Mês retrasado, em Setembro, a juíza Joana Carolina Lins Pereira, titular da décima segunda vara da justiça federal, em Pernambuco, determinou que a União forneça em caráter de urgência o remédio Zolgensma para a família de um bebê de quatro meses portador de um tipo raro de atrofia muscular espinhal, a qual se não tratada é fatal em 100% dos casos até os dois anos. O SUS forneceria sem problemas o remédio se não fosse por um empecilho: seu custo é de 2,1 milhões de dólares, o que com a cotação da data de publicação deste texto se converte em mais dez milhões de reais. O seu grande diferencial (apesar de nem de longe justificar esse preço) é um novo mecanismo que faz uma cópia do DNA, além de ser dose única, sendo assim mais apropriado para o tratamento do bebê que os medicamentos anteriormente administrados.
A decisão da juíza, louvável diga-se de passagem, vai de encontro com a constituição federal brasileira, a qual assegura aos cidadãos o direito à vida, sendo dever do estado resguardar esse direito. A juíza nesta linha de raciocínio justifica sua decisão, argumentando que a vida do bebê supera qualquer valor orçamentário e deve ser protegida. É louvável também pois decidiu que a União deve ressarcir não o valor integral, mas apenas a diferença entre o já arrecadado pela família em uma ''vaquinha'' e o custo do remédio. Além das vias de fato jurídicas, no entanto, é importante entender o contexto sociológico que esta decisão se insere, seus precedentes e suas consequências. Para possibilitar este entendimento, utilizar-se da ótica da tese do acadêmico Michael McCann é bastante útil. Nas análises dos julgados anteriores, os tribunais foram vistos como protagonistas, as vezes quase como com "vontade própria". McCann, no entanto, adotará uma perspectiva um pouco diferente para tentar entender e explicar o porquê dos tribunais serem bastante presentes nas sociedades ocidentais neoliberais.
McCann argumenta que este processo de adquirir maior presença é nada simples e envolve os diversos atores sociais e passa pelas diferentes camadas jurídicas, com as motivações desses atores moldando o processo.
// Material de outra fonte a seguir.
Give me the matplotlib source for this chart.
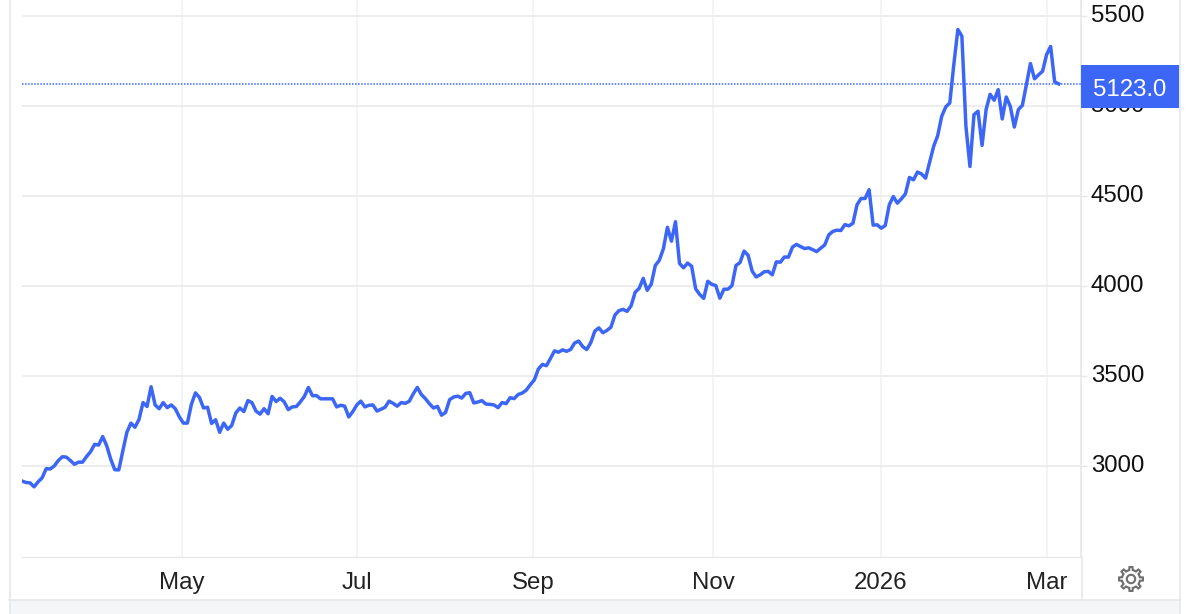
"""Price line chart with a right-hand axis and a last-value flag."""

import matplotlib

matplotlib.use("Agg")
import matplotlib.pyplot as plt
import numpy as np
from matplotlib.patches import PathPatch, Rectangle
from matplotlib.path import Path
from matplotlib.transforms import IdentityTransform, ScaledTranslation

# One value per trading day
values_early = [
    2916, 2908, 2906, 2884, 2912, 2934, 2985, 2983, 3000, 3030, 3051, 3049,
    3030, 3009, 3021, 3021, 3052, 3079, 3120, 3116, 3163, 3112, 3037, 2979,
    2978, 3084, 3187, 3238, 3215, 3258, 3352, 3330, 3440, 3339, 3318, 3352,
    3324, 3339, 3318, 3273, 3238, 3238, 3343, 3406, 3380, 3322, 3326, 3236,
    3257, 3187, 3238, 3204, 3225, 3294, 3322, 3302, 3363, 3352, 3305, 3288,
    3318, 3290, 3386, 3358, 3376, 3356, 3313, 3328, 3330, 3356, 3386, 3436,
    3390, 3391, 3373, 3373, 3373, 3373, 3328, 3337, 3332, 3272, 3302, 3339,
    3360, 3328, 3337, 3339, 3305, 3315, 3326, 3360, 3348, 3332,
]
values_middle = [
    3352, 3348, 3359, 3401, 3436, 3397, 3374, 3346, 3322, 3331, 3282, 3297,
    3368, 3383, 3388, 3377, 3403, 3407, 3350, 3355, 3363, 3344, 3342, 3339,
    3324, 3352, 3346, 3379, 3374, 3397, 3405, 3421, 3451, 3478, 3538, 3564,
    3557, 3597, 3639, 3632, 3645, 3637, 3647, 3683, 3694, 3663, 3647, 3685,
    3749, 3767, 3740, 3753, 3771, 3839, 3863, 3870, 3859, 3890, 3965, 3987,
    4042, 3976, 4011, 4114, 4143, 4207, 4326, 4249, 4357, 4125, 4101, 4127,
    4110, 3984, 3953, 3931, 4026, 4009, 4002, 3932, 3982, 3982, 4002, 4114,
    4130, 4194, 4171, 4083, 4050, 4062, 4079, 4081, 4062, 4134, 4132, 4161,
    4160, 4216, 4231,
]
values_late = [
    4219, 4208, 4212, 4202, 4191, 4210, 4228, 4284, 4303, 4310, 4308, 4341,
    4334, 4349, 4451, 4486, 4486, 4535, 4338, 4340, 4321, 4336, 4451, 4497,
    4460, 4484, 4512, 4603, 4590, 4633, 4622, 4599, 4687, 4776, 4835, 4943,
    4995, 5017, 5230, 5425, 5388, 4887, 4664, 4952, 4971, 4781, 4980, 5065,
    5032, 5091, 4928, 5050, 4998, 4883, 4980, 5004, 5119, 5236, 5151, 5173,
    5193, 5286, 5331, 5134, 5123,
]
values = values_early + values_middle + values_late
last_value = 5123.0

month_labels = ["May", "Jul", "Sep", "Nov", "2026", "Mar"]
month_positions = [39.66, 83.04, 126.67, 171.29, 212.93, 254.09]
price_ticks = [3000, 3500, 4000, 4500, 5000, 5500]

BLUE = "#3b66f6"
GRID_H = "#e8e8ea"
GRID_V = "#eef2f6"
EDGE = "#e6e8ec"
W, H = 1200, 614

plt.rcParams["font.family"] = ["Liberation Sans", "DejaVu Sans"]
fig = plt.figure(figsize=(W / 100, H / 100), dpi=100)

# Axes spans pixels x 22-1081, y 0-557
ax = fig.add_axes((22 / W, 1 - 557 / H, 1059 / W, 557 / H))
x = np.arange(len(values))
ax.set_xlim(0, 1059 / ((1058.7 - 22) / (len(values) - 1)))
ax.set_ylim(2494, 5589)

for spine in ["top", "left"]:
    ax.spines[spine].set_visible(False)
ax.spines["bottom"].set_color(GRID_H)
ax.spines["bottom"].set_linewidth(1.0)
ax.spines["right"].set_color(EDGE)
ax.spines["right"].set_linewidth(1.2)

ax.set_axisbelow(True)
ax.yaxis.tick_right()
ax.set_yticks(price_ticks)
ax.set_xticks(month_positions)
ax.set_xticklabels(month_labels)
ax.grid(axis="y", color=GRID_H, linewidth=1.1)
ax.grid(axis="x", color=GRID_V, linewidth=1.1)
ax.tick_params(axis="y", length=4, width=1, color=GRID_H, pad=3, labelsize=17.3, labelcolor="#111111")
ax.tick_params(axis="x", length=0, pad=11, labelsize=17.3, labelcolor="#222222")

# The price labels sit a little above their grid lines
lift = ScaledTranslation(0, 2.5 / 100, fig.dpi_scale_trans)
for label in ax.get_yticklabels():
    label.set_transform(label.get_transform() + lift)

ax.axhline(last_value, color=BLUE, linewidth=1.1, linestyle=(0, (1, 1)), zorder=3)
ax.plot(x, values, color=BLUE, linewidth=2.5, solid_joinstyle="round", zorder=4)

# Last value flag sits over the 5000 label
flag_x = 1.0
flag_w = 98 / 1059
ax.add_patch(
    Rectangle(
        (flag_x, last_value - 133),
        flag_w,
        240,
        transform=ax.get_yaxis_transform(),
        facecolor=BLUE,
        edgecolor="none",
        clip_on=False,
        zorder=10,
    )
)
ax.text(
    flag_x + flag_w / 2,
    last_value - 33,
    f"{last_value:.1f}",
    transform=ax.get_yaxis_transform(),
    color="white",
    fontsize=17.3,
    ha="center",
    va="center",
    clip_on=False,
    zorder=11,
)

# Frame around the widget
fig.add_artist(Rectangle((9 / W, 0), 1171 / W, 14 / H, facecolor="#f5f6f8", edgecolor="none", zorder=-1))
fig.add_artist(plt.Line2D([9.5 / W, 9.5 / W], [0, 1], color=EDGE, linewidth=1.2))
fig.add_artist(plt.Line2D([1180 / W, 1180 / W], [0, 1], color=EDGE, linewidth=1.2))
fig.add_artist(plt.Line2D([9 / W, 1180 / W], [14 / H, 14 / H], color=EDGE, linewidth=1.2))
fig.add_artist(plt.Line2D([1082 / W, 1082 / W], [14 / H, 57 / H], color=EDGE, linewidth=1.2))

# Settings gear, outline only
angles = np.linspace(0, 2 * np.pi, 97)[:-1]
teeth = np.where(np.cos(8 * angles) > 0.1, 12.0, 9.0)
gear_x = 1131 + teeth * np.cos(angles)
gear_y = H - 579 + teeth * np.sin(angles)
gear_path = Path(np.column_stack([gear_x, gear_y]).tolist() + [[gear_x[0], gear_y[0]]], closed=True)
fig.add_artist(PathPatch(gear_path, transform=IdentityTransform(), facecolor="none", edgecolor="#6f6f6f", linewidth=1.5))
fig.add_artist(plt.Circle((1131, H - 579), 4.2, transform=IdentityTransform(), facecolor="none", edgecolor="#6f6f6f", linewidth=1.5))

fig.savefig("out.png", dpi=100)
Os tribunais, devido a essa dinâmica que envolve uma maior tentativa dos setores da sociedade de fazerem valer seus interesses, adquiriram maior poder (pois não só mediam como atuam ativamente neste processo) e assim uma crescente participação no funcionamento do estado democrático de direito. Entretanto, é importante não desvencilhar os tribunais dos valores culturais da sociedade, afinal eles não tem um conjunto de valores que esteja totalmente cindidos dos da sociedade. Desta forma, pode se perceber que há uma crescente mobilização do direito (motivada dentre outros motivos pelas lacunas deixadas pela inércia de outros agentes do estado, como os políticos) e ela está intimamente conectada a maior atuação dos tribunais na sociedade civil.
É importante notar, que diferente da análise do Bourdieu, nesta o protagonismo está nos cidadãos, e não nos tribunais em si. Estes que causam o que ambos autores concordam que é a já dita maior presença dos tribunais. Neste caso da decisão da juíza, pode-se constatar que a família do bebê mobilizou o direito para garantir que seu filho possa continuar vivendo, ação que involuntariamente garante ao tribunal uma maior importância (indo além da de fiscalizar) e poder (sendo capaz de ditar que o Ministério da Saúde deve gastar em x, no caso o medicamento). Destarte, a partir deste exemplo, que não é isolado, afinal há já um histórico de casos de judicialização do SUS (o que inclusive suscita bastante debate), pode-se concluir que os tribunais são ferramentas que ao serem utilizados no jogo das relações entre os setores civis e das disputas sociais, tornam-se hipertrofiados, gerando consequências jurídicas ora positivas (como quando pessoas pobres conseguem acesso a medicamentos caros) ora adversas (quando tribunais extrapolam suas prerrogativas constitucionalmente previstas em razão de interesses obscuros).